FRUSTUM Set 18 Pcs by STRIULLI A. VETRI D'ARTE
Murano glasses set for your table, brought to you with unmistakeable design: lightness and perfect, essential lines are fetaured in this set, composed of three differently sized glasses. The unique shape is a truncated cone, with a base that is wider than the rim, embellished by a fine blue strand.
The clear glass has a "fumè" smoky veil to its hue, which makes it even more elegant and exclusive.
The set includes:
- n. 6 water glasses, 12cm tall by 6cm to 6.5cm wide (4"3/4 by 2"1/3 to 2"2/3);
- n. 6 wine glasses, 8.5cm tall by 5.5cm to 6.5cm wide (3"1/2 by 2"1/4 to 2"2/3);
- n. 6 low tumblers, 6cm tall by 8cm to 9cm wide (2"1/3 by 3"1/4 to 3"1/2).

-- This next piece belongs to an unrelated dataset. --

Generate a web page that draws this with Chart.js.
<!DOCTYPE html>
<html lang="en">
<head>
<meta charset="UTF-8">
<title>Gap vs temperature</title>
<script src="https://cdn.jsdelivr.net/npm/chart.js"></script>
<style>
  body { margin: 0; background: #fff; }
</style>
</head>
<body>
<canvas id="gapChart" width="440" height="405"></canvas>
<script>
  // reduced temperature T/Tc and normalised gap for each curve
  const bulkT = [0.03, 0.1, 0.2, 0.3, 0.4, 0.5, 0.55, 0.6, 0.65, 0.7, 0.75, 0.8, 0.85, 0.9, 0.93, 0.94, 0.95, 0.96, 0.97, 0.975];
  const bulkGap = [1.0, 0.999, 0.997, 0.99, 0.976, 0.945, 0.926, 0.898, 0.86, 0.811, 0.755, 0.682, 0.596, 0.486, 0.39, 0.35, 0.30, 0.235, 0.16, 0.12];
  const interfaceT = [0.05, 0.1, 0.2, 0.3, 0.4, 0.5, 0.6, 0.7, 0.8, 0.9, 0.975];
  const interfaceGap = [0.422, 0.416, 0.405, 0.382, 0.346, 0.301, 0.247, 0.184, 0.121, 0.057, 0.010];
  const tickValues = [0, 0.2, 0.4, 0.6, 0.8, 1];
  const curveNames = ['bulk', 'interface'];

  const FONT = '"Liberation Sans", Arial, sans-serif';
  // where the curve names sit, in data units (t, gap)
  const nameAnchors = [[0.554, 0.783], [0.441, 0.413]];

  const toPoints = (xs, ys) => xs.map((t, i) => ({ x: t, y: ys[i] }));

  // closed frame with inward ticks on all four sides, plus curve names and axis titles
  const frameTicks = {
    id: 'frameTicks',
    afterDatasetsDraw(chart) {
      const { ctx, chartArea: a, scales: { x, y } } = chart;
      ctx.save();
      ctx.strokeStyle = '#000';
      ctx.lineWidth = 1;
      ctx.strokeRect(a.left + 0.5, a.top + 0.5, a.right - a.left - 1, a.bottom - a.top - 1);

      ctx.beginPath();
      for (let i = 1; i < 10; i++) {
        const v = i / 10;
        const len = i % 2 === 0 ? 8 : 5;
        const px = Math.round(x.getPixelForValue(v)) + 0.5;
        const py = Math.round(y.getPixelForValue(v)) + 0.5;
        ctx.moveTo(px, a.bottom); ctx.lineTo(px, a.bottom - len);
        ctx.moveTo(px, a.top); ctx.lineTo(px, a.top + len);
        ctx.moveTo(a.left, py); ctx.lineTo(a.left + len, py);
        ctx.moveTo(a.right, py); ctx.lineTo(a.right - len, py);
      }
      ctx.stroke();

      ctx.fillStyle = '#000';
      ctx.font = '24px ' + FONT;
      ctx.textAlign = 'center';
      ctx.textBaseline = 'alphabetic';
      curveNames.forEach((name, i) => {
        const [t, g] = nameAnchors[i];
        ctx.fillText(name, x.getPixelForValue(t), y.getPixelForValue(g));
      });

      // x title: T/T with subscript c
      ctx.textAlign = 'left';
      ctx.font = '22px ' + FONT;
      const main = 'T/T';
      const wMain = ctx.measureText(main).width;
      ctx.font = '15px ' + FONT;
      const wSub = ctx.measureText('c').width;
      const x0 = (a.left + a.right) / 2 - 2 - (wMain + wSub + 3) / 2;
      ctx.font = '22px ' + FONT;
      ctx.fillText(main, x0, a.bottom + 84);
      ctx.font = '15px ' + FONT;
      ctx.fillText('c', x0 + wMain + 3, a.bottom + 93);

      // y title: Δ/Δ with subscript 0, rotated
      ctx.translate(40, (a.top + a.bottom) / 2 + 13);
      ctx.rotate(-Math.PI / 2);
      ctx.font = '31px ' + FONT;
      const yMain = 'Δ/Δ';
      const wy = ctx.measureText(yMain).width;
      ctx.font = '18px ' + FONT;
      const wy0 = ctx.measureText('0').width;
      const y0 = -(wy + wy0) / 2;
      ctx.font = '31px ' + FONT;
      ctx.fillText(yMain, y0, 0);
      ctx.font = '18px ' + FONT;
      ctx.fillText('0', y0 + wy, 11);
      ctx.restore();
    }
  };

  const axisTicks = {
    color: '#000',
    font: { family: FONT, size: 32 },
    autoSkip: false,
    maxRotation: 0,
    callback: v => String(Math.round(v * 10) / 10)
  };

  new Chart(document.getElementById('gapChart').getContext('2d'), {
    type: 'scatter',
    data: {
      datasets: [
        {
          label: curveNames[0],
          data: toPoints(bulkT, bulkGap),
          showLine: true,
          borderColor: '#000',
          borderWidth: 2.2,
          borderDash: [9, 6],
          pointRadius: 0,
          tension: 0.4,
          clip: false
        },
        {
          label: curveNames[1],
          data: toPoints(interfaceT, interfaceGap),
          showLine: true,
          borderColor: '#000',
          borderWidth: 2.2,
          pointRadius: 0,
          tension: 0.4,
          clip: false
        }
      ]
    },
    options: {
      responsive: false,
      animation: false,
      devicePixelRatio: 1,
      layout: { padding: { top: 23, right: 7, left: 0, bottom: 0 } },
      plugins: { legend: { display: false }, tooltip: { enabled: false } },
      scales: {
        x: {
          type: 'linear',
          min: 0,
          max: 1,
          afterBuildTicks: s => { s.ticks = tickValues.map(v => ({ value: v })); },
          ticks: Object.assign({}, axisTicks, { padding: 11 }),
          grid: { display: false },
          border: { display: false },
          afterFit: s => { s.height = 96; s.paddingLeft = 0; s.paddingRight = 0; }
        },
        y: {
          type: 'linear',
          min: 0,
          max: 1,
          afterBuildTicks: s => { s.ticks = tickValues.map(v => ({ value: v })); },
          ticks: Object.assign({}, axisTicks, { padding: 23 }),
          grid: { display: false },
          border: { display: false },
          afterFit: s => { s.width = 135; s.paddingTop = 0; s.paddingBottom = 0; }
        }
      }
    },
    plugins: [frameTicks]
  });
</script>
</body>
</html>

A carafe with the same design is also available separately.
Glass-blowing, which most likely originated in Syria between the first century BC and the first century AD, is a glass manufacturing technique that revolutionized glass production times by significantly speeding them up. This may be defined as the "classic" technique for creation of hollow objects.

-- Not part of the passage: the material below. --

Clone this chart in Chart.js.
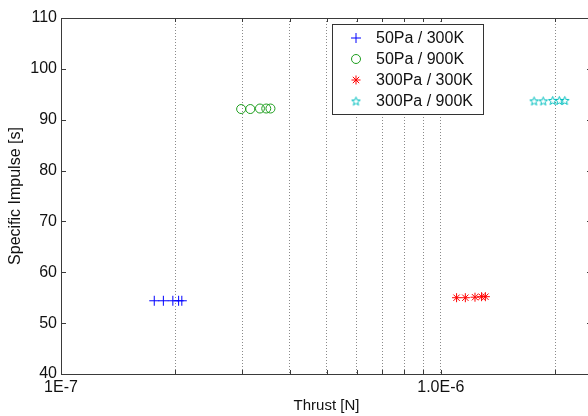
<!DOCTYPE html>
<html lang="en">
<head>
  <meta charset="UTF-8">
  <title>Specific Impulse vs Thrust</title>
  <script src="https://cdn.jsdelivr.net/npm/chart.js"></script>
  <style>
    html, body {
      margin: 0;
      padding: 0;
      background: #fff;
      overflow: hidden;
    }
    #wrap {
      width: 600px;
      height: 416px;
    }
  </style>
</head>
<body>
  <div id="wrap"><canvas id="ispChart"></canvas></div>

  <script>
    // Data
    const thrust50_300 = [1.76e-7, 1.86e-7, 1.97e-7, 2.04e-7, 2.08e-7];
    const isp50_300 = [54.4, 54.4, 54.4, 54.4, 54.4];

    const thrust50_900 = [2.98e-7, 3.15e-7, 3.34e-7, 3.47e-7, 3.56e-7];
    const isp50_900 = [92.1, 92.1, 92.2, 92.2, 92.2];

    const thrust300_300 = [1.10e-6, 1.16e-6, 1.23e-6, 1.28e-6, 1.31e-6];
    const isp300_300 = [55.0, 55.0, 55.1, 55.2, 55.2];

    const thrust300_900 = [1.76e-6, 1.86e-6, 1.97e-6, 2.05e-6, 2.12e-6];
    const isp300_900 = [93.7, 93.7, 93.8, 93.8, 93.8];

    const seriesLabels = ['50Pa / 300K', '50Pa / 900K', '300Pa / 300K', '300Pa / 900K'];

    const xMajorTicks = [1e-7, 1e-6];
    const xMajorLabels = ['1E-7', '1.0E-6'];
    const xMinorTicks = [2e-7, 3e-7, 4e-7, 5e-7, 6e-7, 7e-7, 8e-7, 9e-7, 2e-6];
    const yTicks = [40, 50, 60, 70, 80, 90, 100, 110];

    const axisColor = '#3a3a3a';
    const gridColor = '#8a8a8a';
    const fontFamily = '"Liberation Sans", Arial, sans-serif';

    // matlab-style pentagram marker
    function makePentagram(color, size) {
      const c = document.createElement('canvas');
      c.width = size;
      c.height = size;
      const g = c.getContext('2d');
      const cx = size / 2, cy = size / 2;
      const rOut = size / 2 - 1, rIn = rOut * 0.42;
      g.beginPath();
      for (let i = 0; i < 10; i++) {
        const r = i % 2 === 0 ? rOut : rIn;
        const a = -Math.PI / 2 + i * Math.PI / 5;
        const px = cx + r * Math.cos(a), py = cy + r * Math.sin(a) + 0.5;
        if (i === 0) g.moveTo(px, py); else g.lineTo(px, py);
      }
      g.closePath();
      g.strokeStyle = color;
      g.lineWidth = 1;
      g.stroke();
      return c;
    }
    const pentagram = makePentagram('#00bfbf', 11);

    function toPoints(xs, ys) {
      return xs.map((x, i) => ({ x: x, y: ys[i] }));
    }

    // box, inward ticks and the floating legend
    const matlabFrame = {
      id: 'matlabFrame',
      afterDraw(chart) {
        const ctx = chart.ctx;
        const a = chart.chartArea;
        const xs = chart.scales.x, ys = chart.scales.y;
        ctx.save();
        ctx.strokeStyle = axisColor;
        ctx.lineWidth = 1;
        ctx.beginPath();
        ctx.moveTo(a.left + 0.5, a.top + 0.5);
        ctx.lineTo(a.right + 0.5, a.top + 0.5);
        ctx.lineTo(a.right + 0.5, a.bottom + 0.5);
        ctx.lineTo(a.left + 0.5, a.bottom + 0.5);
        ctx.closePath();
        ctx.stroke();

        ctx.beginPath();
        xMajorTicks.concat(xMinorTicks).forEach(v => {
          const px = Math.round(xs.getPixelForValue(v)) + 0.5;
          ctx.moveTo(px, a.bottom);
          ctx.lineTo(px, a.bottom - 4);
          ctx.moveTo(px, a.top);
          ctx.lineTo(px, a.top + 4);
        });
        yTicks.forEach(v => {
          const py = Math.round(ys.getPixelForValue(v)) + 0.5;
          ctx.moveTo(a.left, py);
          ctx.lineTo(a.left + 5, py);
          ctx.moveTo(a.right, py);
          ctx.lineTo(a.right - 5, py);
        });
        ctx.stroke();

        // legend
        const bx = 332.5, by = 24.5, bw = 151, bh = 90;
        ctx.fillStyle = '#fff';
        ctx.fillRect(bx, by, bw, bh);
        ctx.strokeStyle = '#333';
        ctx.strokeRect(bx, by, bw, bh);
        ctx.font = '16px ' + fontFamily;
        ctx.textBaseline = 'middle';
        ctx.textAlign = 'left';
        chart.data.datasets.forEach((ds, i) => {
          const rowY = 38 + i * 21;
          ctx.strokeStyle = ds.borderColor;
          ctx.fillStyle = 'rgba(0,0,0,0)';
          Chart.helpers.drawPoint(ctx, {
            pointStyle: ds.pointStyle,
            radius: ds.pointRadius,
            borderWidth: 1,
            rotation: 0
          }, 356, rowY);
          ctx.fillStyle = '#111';
          ctx.fillText(ds.label, 376, rowY + 1);
        });
        ctx.restore();
      }
    };

    new Chart(document.getElementById('ispChart'), {
      type: 'scatter',
      data: {
        datasets: [{
          label: seriesLabels[0],
          data: toPoints(thrust50_300, isp50_300),
          pointStyle: 'cross',
          pointRadius: 5,
          borderColor: '#0000ff',
          backgroundColor: 'rgba(0,0,0,0)',
          pointBorderWidth: 1
        }, {
          label: seriesLabels[1],
          data: toPoints(thrust50_900, isp50_900),
          pointStyle: 'circle',
          pointRadius: 4.5,
          borderColor: '#1e9e1e',
          backgroundColor: 'rgba(0,0,0,0)',
          pointBorderWidth: 1
        }, {
          label: seriesLabels[2],
          data: toPoints(thrust300_300, isp300_300),
          pointStyle: 'star',
          pointRadius: 4.5,
          borderColor: '#ff0000',
          backgroundColor: 'rgba(0,0,0,0)',
          pointBorderWidth: 1
        }, {
          label: seriesLabels[3],
          data: toPoints(thrust300_900, isp300_900),
          pointStyle: pentagram,
          pointRadius: 5,
          borderColor: '#00bfbf',
          backgroundColor: 'rgba(0,0,0,0)',
          pointBorderWidth: 1
        }]
      },
      options: {
        responsive: true,
        maintainAspectRatio: false,
        animation: false,
        events: [],
        layout: { padding: { top: 18, right: 8, left: 0, bottom: 0 } },
        plugins: {
          legend: { display: false },
          tooltip: { enabled: false }
        },
        scales: {
          x: {
            type: 'logarithmic',
            min: 1e-7,
            max: 2.5e-6,
            afterBuildTicks(scale) {
              scale.ticks = xMajorTicks.concat(xMinorTicks)
                .sort((p, q) => p - q)
                .map(v => ({ value: v, major: xMajorTicks.includes(v) }));
            },
            afterFit(scale) { scale.height = 42; },
            border: { display: false, dash: [1, 2] },
            grid: {
              drawTicks: false,
              color: ctx => (ctx.tick && ctx.tick.value === 1e-7) ? 'rgba(0,0,0,0)' : gridColor,
              lineWidth: 1
            },
            ticks: {
              autoSkip: false,
              maxRotation: 0,
              padding: 4,
              color: '#111',
              font: { size: 16, family: fontFamily },
              callback: v => {
                const k = xMajorTicks.indexOf(v);
                return k >= 0 ? xMajorLabels[k] : '';
              }
            },
            title: {
              display: true,
              text: 'Thrust [N]',
              color: '#111',
              font: { size: 15, family: fontFamily },
              padding: { top: 0, bottom: 1 }
            }
          },
          y: {
            min: 40,
            max: 110,
            afterBuildTicks(scale) {
              scale.ticks = yTicks.map(v => ({ value: v }));
            },
            afterFit(scale) { scale.width = 61; },
            border: { display: false },
            grid: { display: false, drawTicks: false },
            ticks: {
              padding: 4,
              color: '#111',
              font: { size: 16, family: fontFamily }
            },
            title: {
              display: true,
              text: 'Specific Impulse [s]',
              color: '#111',
              font: { size: 16, family: fontFamily },
              padding: { top: 6, bottom: 0 }
            }
          }
        }
      },
      plugins: [matlabFrame]
    });
  </script>
</body>
</html>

Glass can be mouth-blown or mould-blown. In the first instance the master, aided by his assistants, shapes the object by blowing through a long hollow metal tube, the so-called "blow-pipe".

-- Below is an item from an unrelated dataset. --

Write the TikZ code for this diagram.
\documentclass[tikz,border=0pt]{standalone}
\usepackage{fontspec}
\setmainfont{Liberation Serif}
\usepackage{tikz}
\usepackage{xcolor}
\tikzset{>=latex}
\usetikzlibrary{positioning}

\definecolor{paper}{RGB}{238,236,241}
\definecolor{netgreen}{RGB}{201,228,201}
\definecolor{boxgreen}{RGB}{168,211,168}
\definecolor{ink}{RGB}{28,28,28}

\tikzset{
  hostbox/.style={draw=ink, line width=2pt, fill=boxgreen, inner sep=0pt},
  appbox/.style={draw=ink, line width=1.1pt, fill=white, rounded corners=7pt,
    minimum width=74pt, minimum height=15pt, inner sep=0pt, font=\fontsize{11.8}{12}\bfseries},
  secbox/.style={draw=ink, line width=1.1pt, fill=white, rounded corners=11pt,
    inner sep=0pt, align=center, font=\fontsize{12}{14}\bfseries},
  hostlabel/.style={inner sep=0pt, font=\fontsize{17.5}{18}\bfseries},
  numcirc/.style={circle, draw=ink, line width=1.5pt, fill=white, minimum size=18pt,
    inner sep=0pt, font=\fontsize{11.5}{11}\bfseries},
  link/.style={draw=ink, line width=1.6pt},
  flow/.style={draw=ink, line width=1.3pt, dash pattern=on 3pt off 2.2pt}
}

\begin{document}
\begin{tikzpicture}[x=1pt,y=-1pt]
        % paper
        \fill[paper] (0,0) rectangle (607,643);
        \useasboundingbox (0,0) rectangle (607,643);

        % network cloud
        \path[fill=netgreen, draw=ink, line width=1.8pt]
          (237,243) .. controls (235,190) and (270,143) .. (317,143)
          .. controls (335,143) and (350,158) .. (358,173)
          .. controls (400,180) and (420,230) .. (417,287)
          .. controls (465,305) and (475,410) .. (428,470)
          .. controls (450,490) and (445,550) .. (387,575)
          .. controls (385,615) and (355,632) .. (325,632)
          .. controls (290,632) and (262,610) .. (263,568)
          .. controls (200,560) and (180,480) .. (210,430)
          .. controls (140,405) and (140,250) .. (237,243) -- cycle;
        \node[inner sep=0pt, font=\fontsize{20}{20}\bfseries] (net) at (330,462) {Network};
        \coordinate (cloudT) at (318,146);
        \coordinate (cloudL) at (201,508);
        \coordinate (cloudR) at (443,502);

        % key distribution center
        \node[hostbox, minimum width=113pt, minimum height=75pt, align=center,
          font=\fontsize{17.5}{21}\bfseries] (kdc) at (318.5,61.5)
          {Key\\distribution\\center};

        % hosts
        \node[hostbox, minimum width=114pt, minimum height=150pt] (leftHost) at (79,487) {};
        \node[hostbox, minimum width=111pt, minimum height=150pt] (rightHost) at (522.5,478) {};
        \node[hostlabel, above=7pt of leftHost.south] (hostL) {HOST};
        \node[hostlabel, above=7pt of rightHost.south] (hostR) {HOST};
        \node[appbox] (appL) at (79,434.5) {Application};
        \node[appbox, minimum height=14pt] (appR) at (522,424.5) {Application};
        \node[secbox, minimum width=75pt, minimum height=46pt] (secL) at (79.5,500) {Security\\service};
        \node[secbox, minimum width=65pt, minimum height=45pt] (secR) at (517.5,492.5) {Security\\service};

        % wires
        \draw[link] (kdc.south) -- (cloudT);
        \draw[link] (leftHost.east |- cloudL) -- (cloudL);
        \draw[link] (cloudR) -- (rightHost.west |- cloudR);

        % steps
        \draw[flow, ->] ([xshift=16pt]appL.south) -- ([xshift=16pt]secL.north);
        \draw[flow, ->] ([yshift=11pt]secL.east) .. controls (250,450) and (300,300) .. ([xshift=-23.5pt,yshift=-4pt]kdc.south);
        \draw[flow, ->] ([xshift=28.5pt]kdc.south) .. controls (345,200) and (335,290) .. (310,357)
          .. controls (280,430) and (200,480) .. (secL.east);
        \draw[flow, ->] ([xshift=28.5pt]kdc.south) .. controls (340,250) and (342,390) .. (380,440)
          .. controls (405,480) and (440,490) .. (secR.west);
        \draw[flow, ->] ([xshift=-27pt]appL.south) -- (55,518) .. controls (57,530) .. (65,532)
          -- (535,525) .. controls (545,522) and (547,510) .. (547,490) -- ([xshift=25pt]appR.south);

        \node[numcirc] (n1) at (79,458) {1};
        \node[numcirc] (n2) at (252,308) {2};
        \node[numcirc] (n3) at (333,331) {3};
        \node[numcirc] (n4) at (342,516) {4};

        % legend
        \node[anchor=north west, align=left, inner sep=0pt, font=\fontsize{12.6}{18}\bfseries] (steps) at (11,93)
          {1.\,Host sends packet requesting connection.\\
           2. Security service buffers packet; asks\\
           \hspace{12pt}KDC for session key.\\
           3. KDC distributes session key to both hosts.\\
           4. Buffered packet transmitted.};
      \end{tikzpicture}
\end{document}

The glass is picked up from the center of the oven, blown and shaped by use of a "borsella", a pair of flexible tongs that can accomplish different tasks depending on their shape. Indeed, the borsella can be used to pinch the object, narrow it, remove imperfections, open it up or give it a precise shape.
During this work, the pipe is countinuously spun to avoid warping the glass, as it is still soft at this stage and can be warped by gravity.
Mould-blowing, on the other hand, involves blowing the glass into a mould which, in Murano, is built out of pear wood. It can be made out of two or three hinged pieces, used to shape the object, or by a single truncated conical piece, sometimes made of bronze or brass, used to imprint a decorative pattern onto the object.